WiMAX is the popular name of IEEE802.16 standard, which may become the international FWA standard. Other FWA standards have shown not to be competitive in the access networks. In some cases FWA is used for business users and in the backbone network. FWAs lack of success in the access networks is due to different reasons; among others the lack of open standards and the requirement for Line of Site in the installations.
WiMAX is also developing to become mobile. It may be fixed wireless access now, but is expected to go mobile in 2008. The term FWA is also changed to BWA (Broadband Wireless Access), which encompasses both FWA and mobile wireless access.

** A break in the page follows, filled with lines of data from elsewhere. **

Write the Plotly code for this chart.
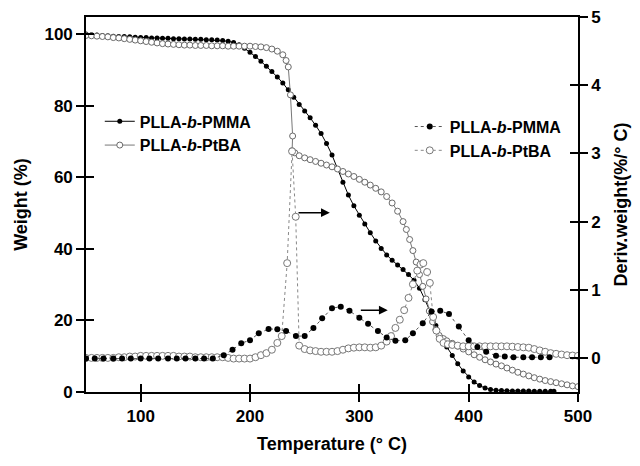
import plotly.graph_objects as go

# ---------------- data ----------------
tga_pmma_T = [50, 55, 60, 65, 70, 75, 80, 85, 90, 95, 100, 105, 110, 115, 120, 125, 130, 135, 140, 145,
              150, 155, 160, 165, 170, 175, 180, 185, 190, 195, 200, 205, 210, 215, 220, 225, 230, 235,
              240, 245, 250, 255, 260, 265, 270, 275, 280, 285, 290, 295, 300, 305, 310, 315, 320, 325,
              330, 335, 340, 345, 350, 355, 360, 365, 370, 375, 380, 385, 390, 395, 400, 405, 410, 415,
              420, 425, 430, 435, 440, 445, 450, 455, 460, 465, 470, 475, 478]
tga_pmma_W = [100.0, 99.8, 99.7, 99.6, 99.5, 99.4, 99.3, 99.3, 99.2, 99.1, 99.0, 99.0, 98.9, 98.9, 98.8,
              98.8, 98.7, 98.7, 98.6, 98.6, 98.5, 98.5, 98.4, 98.4, 98.3, 98.2, 98.0, 97.6, 97.0, 96.0,
              94.9, 93.7, 92.4, 91.0, 89.5, 88.0, 86.3, 84.4, 82.3, 80.3, 78.5, 76.6, 74.5, 72.2, 69.4,
              66.2, 62.4, 58.6, 55.0, 52.0, 49.4, 46.9, 44.5, 42.2, 40.1, 38.3, 36.8, 35.5, 34.2, 32.8,
              31.2, 29.0, 25.8, 22.2, 18.6, 15.2, 12.6, 10.2, 7.9, 5.9, 4.2, 2.8, 1.8, 1.1, 0.7, 0.5,
              0.4, 0.35, 0.3, 0.3, 0.25, 0.25, 0.2, 0.2, 0.2, 0.2, 0.2]

tga_ptba_T = [50, 55, 60, 65, 70, 75, 80, 85, 90, 95, 100, 105, 110, 115, 120, 125, 130, 135, 140, 145,
              150, 155, 160, 165, 170, 175, 180, 185, 190, 195, 200, 205, 210, 215, 220, 225, 230, 233,
              235, 237, 239, 238.5, 241, 245, 250, 255, 260, 265, 270, 275, 280, 285, 290, 295, 300, 305,
              310, 315, 320, 325, 330, 335, 340, 343, 346, 349, 352, 355, 358, 361, 364, 367, 370, 373,
              377, 380, 385, 390, 395, 400, 405, 410, 415, 420, 425, 430, 435, 440, 445, 450, 455, 460,
              465, 470, 475, 480, 485, 490, 495, 500]
tga_ptba_W = [99.6, 99.5, 99.4, 99.3, 99.2, 99.0, 98.9, 98.7, 98.5, 98.3, 98.1, 97.9, 97.7, 97.5, 97.3,
              97.2, 97.1, 97.0, 96.9, 96.9, 96.8, 96.8, 96.8, 96.7, 96.7, 96.7, 96.6, 96.6, 96.6, 96.6,
              96.6, 96.5, 96.4, 96.2, 95.8, 95.2, 94.2, 92.6, 90.8, 83.0, 71.5, 67.4, 66.8, 66.0, 65.4,
              64.9, 64.4, 63.9, 63.4, 62.9, 62.3, 61.6, 60.9, 60.2, 59.4, 58.6, 57.8, 56.9, 55.9, 54.6,
              52.8, 50.5, 47.6, 45.4, 42.6, 39.5, 36.3, 32.8, 29.5, 26.0, 22.6, 19.6, 17.4, 15.8, 14.9,
              14.3, 13.6, 12.8, 12.0, 11.2, 10.4, 9.7, 9.0, 8.4, 7.8, 7.3, 6.7, 6.1, 5.5, 5.0, 4.5, 4.0,
              3.6, 3.2, 2.9, 2.6, 2.3, 2.0, 1.7, 1.5]

dtg_pmma_T = [50, 58, 66, 75, 83, 91, 100, 108, 116, 125, 133, 141, 150, 158, 166, 176, 184, 192, 200,
              208, 217, 225, 233, 242, 250, 258, 266, 275, 283, 291, 300, 308, 317, 325, 333, 342, 349,
              358, 366, 374, 382, 391, 400, 408, 416, 425, 433, 441, 450, 458, 466, 474]
dtg_pmma_D = [-0.01, -0.01, -0.01, -0.01, -0.01, -0.01, -0.01, -0.01, -0.01, -0.01, -0.01, -0.01,
              -0.01, -0.01, -0.01, 0.04, 0.12, 0.215, 0.26, 0.36, 0.425, 0.42, 0.396, 0.32, 0.32, 0.44,
              0.58, 0.73, 0.75, 0.69, 0.59, 0.50, 0.396, 0.30, 0.25, 0.26, 0.36, 0.51, 0.68, 0.69,
              0.645, 0.46, 0.26, 0.16, 0.09, 0.03, 0.02, 0.01, 0.01, 0.01, 0.01, 0.01]

dtg_ptba_T = [50, 55, 60, 65, 70, 75, 80, 85, 90, 95, 100, 105, 110, 115, 120, 125, 130, 135, 140, 145,
              150, 155, 160, 165, 170, 175, 180, 185, 190, 195, 200, 205, 210, 215, 220, 225, 229, 234,
              238.5, 241.8, 245, 250, 255, 260, 265, 270, 275, 280, 285, 290, 295, 300, 305, 310, 315,
              320, 325, 329, 333, 337, 341, 345, 349, 353, 356, 358.5, 362, 364.5, 367.5, 370.5, 373.5,
              377, 381, 385, 390, 395, 400, 405, 410, 415, 420, 425, 430, 435, 440, 445, 450, 455, 460,
              465, 470, 475, 480, 485, 490, 495, 500]
dtg_ptba_D = [0.00, 0.00, 0.00, 0.00, 0.00, 0.00, 0.01, 0.01, 0.02, 0.02, 0.03, 0.03, 0.03, 0.03, 0.03,
              0.03, 0.03, 0.02, 0.02, 0.02, 0.01, 0.01, 0.01, 0.01, 0.01, 0.01, 0.00, -0.01, -0.01,
              -0.01, -0.01, 0.01, 0.04, 0.07, 0.12, 0.22, 0.32, 1.39, 3.03, 2.07, 0.18, 0.13, 0.11, 0.10,
              0.09, 0.09, 0.09, 0.10, 0.12, 0.14, 0.15, 0.155, 0.155, 0.15, 0.155, 0.18, 0.24, 0.32,
              0.44, 0.56, 0.70, 0.88, 1.08, 1.28, 1.37, 1.39, 1.26, 1.10, 0.60, 0.40, 0.28, 0.22, 0.20,
              0.19, 0.18, 0.17, 0.17, 0.17, 0.17, 0.17, 0.17, 0.17, 0.17, 0.17, 0.165, 0.16, 0.155,
              0.15, 0.13, 0.11, 0.09, 0.07, 0.06, 0.05, 0.04, 0.035, 0.03]

name_pmma = "PLLA-<i>b</i>-PMMA"
name_ptba = "PLLA-<i>b</i>-PtBA"

x_ticks = [100, 200, 300, 400, 500]
w_ticks = [0, 20, 40, 60, 80, 100]
d_ticks = [0, 1, 2, 3, 4, 5]
x_range = [50, 500]
w_range = [0, 104.75]
d_range = [-0.5, 5.0]

# annotation arrows (tail T, head T, level on right axis)
arrow1 = (243, 273, 2.13)
arrow2 = (300, 326, 0.70)

FONT = "Liberation Sans, Arial, sans-serif"

fig = go.Figure()

fig.add_trace(go.Scatter(
    x=tga_pmma_T, y=tga_pmma_W, name=name_pmma, mode="lines+markers",
    line=dict(color="black", width=1),
    marker=dict(symbol="circle", size=5, color="black"),
    legend="legend", yaxis="y"))
fig.add_trace(go.Scatter(
    x=tga_ptba_T, y=tga_ptba_W, name=name_ptba, mode="lines+markers",
    line=dict(color="#777777", width=1),
    marker=dict(symbol="circle", size=6, color="white", line=dict(color="#6a6a6a", width=1)),
    legend="legend", yaxis="y"))
fig.add_trace(go.Scatter(
    x=dtg_ptba_T, y=dtg_ptba_D, name=name_ptba, mode="lines+markers",
    line=dict(color="#888888", width=1, dash="dot"),
    marker=dict(symbol="circle", size=7, color="white", line=dict(color="#777777", width=1)),
    legend="legend2", yaxis="y2", legendrank=2))
fig.add_trace(go.Scatter(
    x=dtg_pmma_T, y=dtg_pmma_D, name=name_pmma, mode="lines+markers",
    line=dict(color="#555555", width=1, dash="dot"),
    marker=dict(symbol="circle", size=6, color="black"),
    legend="legend2", yaxis="y2", legendrank=1))

# empty helper traces so the tick-only overlay axes (crossing ticks) are drawn
fig.add_trace(go.Scatter(x=[], y=[], xaxis="x2", yaxis="y", showlegend=False, hoverinfo="skip"))
fig.add_trace(go.Scatter(x=[], y=[], xaxis="x", yaxis="y3", showlegend=False, hoverinfo="skip"))
fig.add_trace(go.Scatter(x=[], y=[], xaxis="x", yaxis="y4", showlegend=False, hoverinfo="skip"))

for (t0, t1, lvl) in (arrow1, arrow2):
    fig.add_annotation(x=t1, y=lvl, ax=t0, ay=lvl, xref="x", yref="y2", axref="x", ayref="y2",
                       text="", showarrow=True, arrowhead=2, arrowsize=1.1, arrowwidth=1.6,
                       arrowcolor="black")

tickfont = dict(family=FONT, size=17, color="black", weight="bold")
titlefont = dict(family=FONT, size=18, color="black", weight="bold")
legfont = dict(family=FONT, size=16, color="black", weight="bold")
common = dict(showgrid=False, zeroline=False, tickcolor="black", tickwidth=1.5, ticklen=8)

fig.update_layout(
    width=640, height=466,
    margin=dict(l=86, r=62, t=17, b=74, autoexpand=False),
    paper_bgcolor="white", plot_bgcolor="white",
    font=dict(family=FONT, color="black"),
    xaxis=dict(range=x_range, tickvals=x_ticks, ticks="outside", showline=True, linecolor="black",
               linewidth=1.6, mirror=True, tickfont=tickfont,
               title=dict(text="Temperature (° C)", font=titlefont, standoff=12), **common),
    xaxis2=dict(range=x_range, tickvals=x_ticks, ticks="inside", overlaying="x", anchor="y",
                side="bottom", showticklabels=False, showline=False, **common),
    yaxis=dict(range=w_range, tickvals=w_ticks, ticks="outside", showline=True, linecolor="black",
               linewidth=1.6, tickfont=tickfont,
               title=dict(text="Weight (%)", font=titlefont, standoff=12), **common),
    yaxis2=dict(range=d_range, tickvals=d_ticks, ticks="outside", overlaying="y", side="right",
                showline=True, linecolor="black", linewidth=1.6, tickfont=tickfont,
                title=dict(text="Deriv.weight(%/° C)", font=titlefont, standoff=14), **common),
    yaxis3=dict(range=w_range, tickvals=w_ticks, ticks="inside", overlaying="y", side="left",
                showticklabels=False, showline=False, **common),
    yaxis4=dict(range=d_range, tickvals=d_ticks, ticks="inside", overlaying="y", side="right",
                showticklabels=False, showline=False, **common),
    legend=dict(x=0.028, y=0.767, xanchor="left", yanchor="top", bgcolor="rgba(0,0,0,0)",
                font=legfont, tracegroupgap=4, itemwidth=30),
    legend2=dict(x=0.658, y=0.753, xanchor="left", yanchor="top", bgcolor="rgba(0,0,0,0)",
                 font=legfont, tracegroupgap=4, itemwidth=30, traceorder="normal"),
    showlegend=True,
)

fig.write_html("out.html")
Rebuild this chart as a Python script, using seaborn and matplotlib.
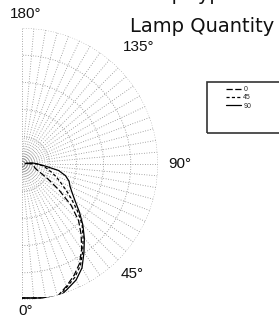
import numpy as np
import pandas as pd
import matplotlib
matplotlib.use("Agg")
import matplotlib.pyplot as plt
import seaborn as sns
from matplotlib.patches import Rectangle

# ---- data ----
angles = [0, 5, 10, 15, 20, 25, 30, 35, 40, 45, 50, 55, 60, 65, 70, 75, 80, 85, 90, 95, 100]
r_c0 = [134, 134.5, 136, 137, 130, 123, 115, 104, 92, 80, 64, 45, 30, 20, 15, 13, 12, 11, 10, 6, 2]
r_c45 = [134, 134.5, 136, 138, 131, 125, 117, 106, 95, 85, 72, 60, 50, 42, 36, 30, 25, 21, 15, 9, 3]
r_c90 = [134, 134.5, 136, 139, 133, 128, 120, 108, 97, 86, 75, 65, 58, 53, 50, 45, 37, 23, 16, 11, 4]
series_names = ["0", "45", "90"]
r_max = 136
angle_labels = [0, 45, 90, 135, 180]
title_top = "Lamp type"
title = "Lamp Quantity"

df = pd.concat([
    pd.DataFrame({"theta": np.deg2rad(angles), "r": vals, "series": name})
    for name, vals in zip(series_names, [r_c0, r_c45, r_c90])
], ignore_index=True)

sns.set_style("white")
plt.rcParams["font.family"] = ["Liberation Sans", "DejaVu Sans"]

W, H = 279, 325
fig = plt.figure(figsize=(W / 100, H / 100), dpi=100)
fig.patch.set_facecolor("white")

cx, cy, R = 22, 164, 136
S = 2 * R
ax = fig.add_axes([(cx - R / 2) / W, 1 - (cy + R) / H, S / W, S / H], projection="polar")
ax.set_theta_zero_location("S")
ax.set_theta_direction(1)
ax.set_thetamin(0)
ax.set_thetamax(180)
ax.set_rlim(0, r_max)
ax.set_facecolor("none")
ax.patch.set_edgecolor("none")

sns.lineplot(data=df, x="theta", y="r", style="series", style_order=series_names,
             dashes={"0": (5, 2), "45": (2.5, 1.8), "90": ""}, color="black",
             linewidth=0.9, sort=False, estimator=None, legend=False, ax=ax)

ax.set_thetagrids(np.arange(0, 181, 5), labels=[""] * 37)
ax.set_rgrids(np.linspace(r_max / 5, r_max, 5), labels=[""] * 5)
ax.grid(True, linestyle=(0, (1, 2)), color="#8a8a8a", linewidth=0.6)
ax.tick_params(axis="both", length=0, width=0)
for sp in ax.spines.values():
    sp.set_visible(False)
    sp.set_linewidth(0)
ax.set_xlabel("")
ax.set_ylabel("")

label_pos = {0: (1.5, 147), 45: (45, 156), 90: (90, 158), 135: (135, 165), 180: (178.5, 150)}
for a in angle_labels:
    th, rr = label_pos[a]
    ax.text(np.deg2rad(th), rr, f"{a}°", ha="center", va="center",
            fontsize=11, color="#111111", clip_on=False)

fig.text(130 / W, 1 + 0.5 / H, title_top, ha="left", va="baseline",
         fontsize=14, family="DejaVu Sans", color="#111111")
fig.text(130 / W, 1 - 32 / H, title, ha="left", va="baseline",
         fontsize=14, family="DejaVu Sans", color="#111111")

# legend box
fig.patches.append(Rectangle((207 / W, 1 - 133 / H), 90 / W, 51 / H,
                             transform=fig.transFigure, fill=False,
                             edgecolor="#333333", linewidth=1.2))
handles = ax.get_lines()[:3]
fig.legend(handles, series_names, loc="upper left",
           bbox_to_anchor=(226 / W, 1 - 86 / H), frameon=False, fontsize=5,
           handlelength=2.2, handletextpad=0.3, labelspacing=0.2,
           borderpad=0, borderaxespad=0)

fig.savefig("out.png", dpi=100)
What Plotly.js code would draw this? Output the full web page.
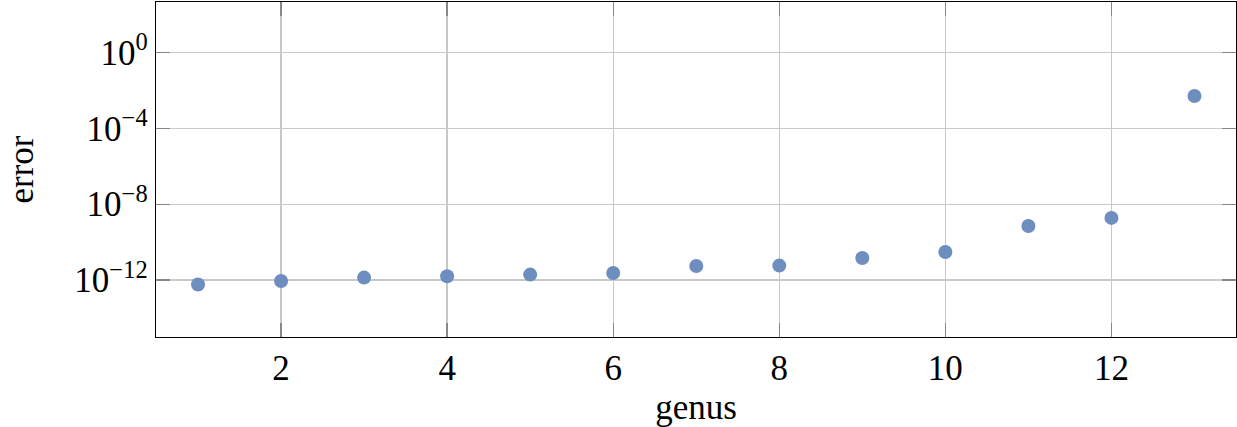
<!DOCTYPE html>
<html>
<head>
<meta charset="utf-8">
<script src="https://cdn.plot.ly/plotly-3.0.1.min.js"></script>
<style>html,body{margin:0;padding:0;background:#fff;}#chart{width:1237px;height:427px;}</style>
</head>
<body>
<div id="chart"></div>
<script>
const genus = [1, 2, 3, 4, 5, 6, 7, 8, 9, 10, 11, 12, 13];
const errorValues = [5.9e-13, 8.9e-13, 1.35e-12, 1.6e-12, 1.95e-12, 2.35e-12, 5.5e-12, 5.8e-12, 1.45e-11, 3.0e-11, 7.1e-10, 1.9e-9, 5.1e-3];
const xTickVals = [2, 4, 6, 8, 10, 12];
const yTickVals = [1, 1e-4, 1e-8, 1e-12];
const yTickText = ['10<sup>0</sup>', '10<sup>−4</sup>', '10<sup>−8</sup>', '10<sup>−12</sup>'];

const font = 'Liberation Serif';
const trace = {
  x: genus, y: errorValues, type: 'scatter', mode: 'markers',
  marker: {color: '#6d8ebf', size: 14, line: {width: 0}},
  hoverinfo: 'none'
};
const layout = {
  width: 1237, height: 427,
  margin: {l: 156, r: 1, t: 2, b: 90},
  paper_bgcolor: '#fff', plot_bgcolor: '#fff',
  showlegend: false,
  font: {family: font, size: 35, color: '#000'},
  xaxis: {
    range: [0.494, 13.5], tickvals: xTickVals, ticktext: xTickVals.map(String),
    showgrid: true, gridcolor: '#c8c8c8', gridwidth: 1.3,
    zeroline: false, showline: true, linecolor: '#000', linewidth: 1.3, mirror: 'ticks',
    ticks: 'inside', ticklen: 14, tickcolor: '#888', tickwidth: 1.3,
    tickfont: {family: font, size: 35},
    title: {text: 'genus', font: {family: font, size: 35}, standoff: 8}
  },
  yaxis: {
    type: 'log', range: [-15.0, 2.66], tickvals: yTickVals, ticktext: yTickText,
    showgrid: true, gridcolor: '#c8c8c8', gridwidth: 1.3,
    zeroline: false, showline: true, linecolor: '#000', linewidth: 1.3, mirror: 'ticks',
    ticks: 'inside', ticklen: 14, tickcolor: '#888', tickwidth: 1.3,
    tickfont: {family: font, size: 35},
    title: {text: 'error', font: {family: font, size: 35}, standoff: 30}
  }
};
Plotly.newPlot('chart', [trace], layout, {displayModeBar: false, staticPlot: true});
</script>
</body>
</html>
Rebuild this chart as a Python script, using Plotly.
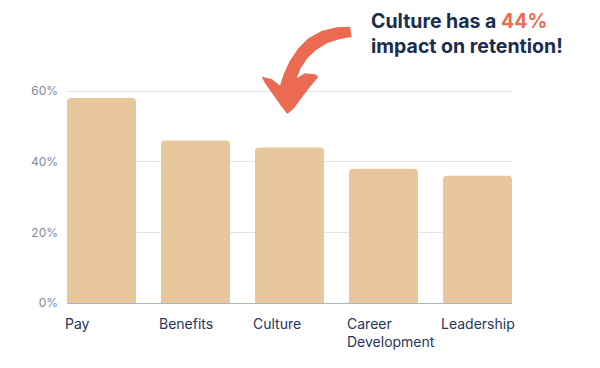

WiMAX is, like Wi-Fi, becoming a standard, which is supported by several market actors. WiMAX is forecasted to be a simple and cheap technology with long coverage and high capacity. Coverage of 50 Km and capacity of around 70 Mbps is a reality in this technology. It is, however, important to note that the capacity offered over long distances is only a fraction of the maximum capacity. And WiMAX as access technology is offered in distances of 5 to 10 Km. WiMAX will then be a good complementary/competitive infrastructure to traditional broadband. Another important aspect is that 70 Mbps will only be achieved if frequency bandwidth of 20 MHz is allocated and assigned by the local authorities. Many regulators will probably assign smaller frequency bands to the potential WiMAX operators.
A competing technology to the mobile version of WiMAX (IEEE.802.16e) is IEEE.802.20 or MobileFi.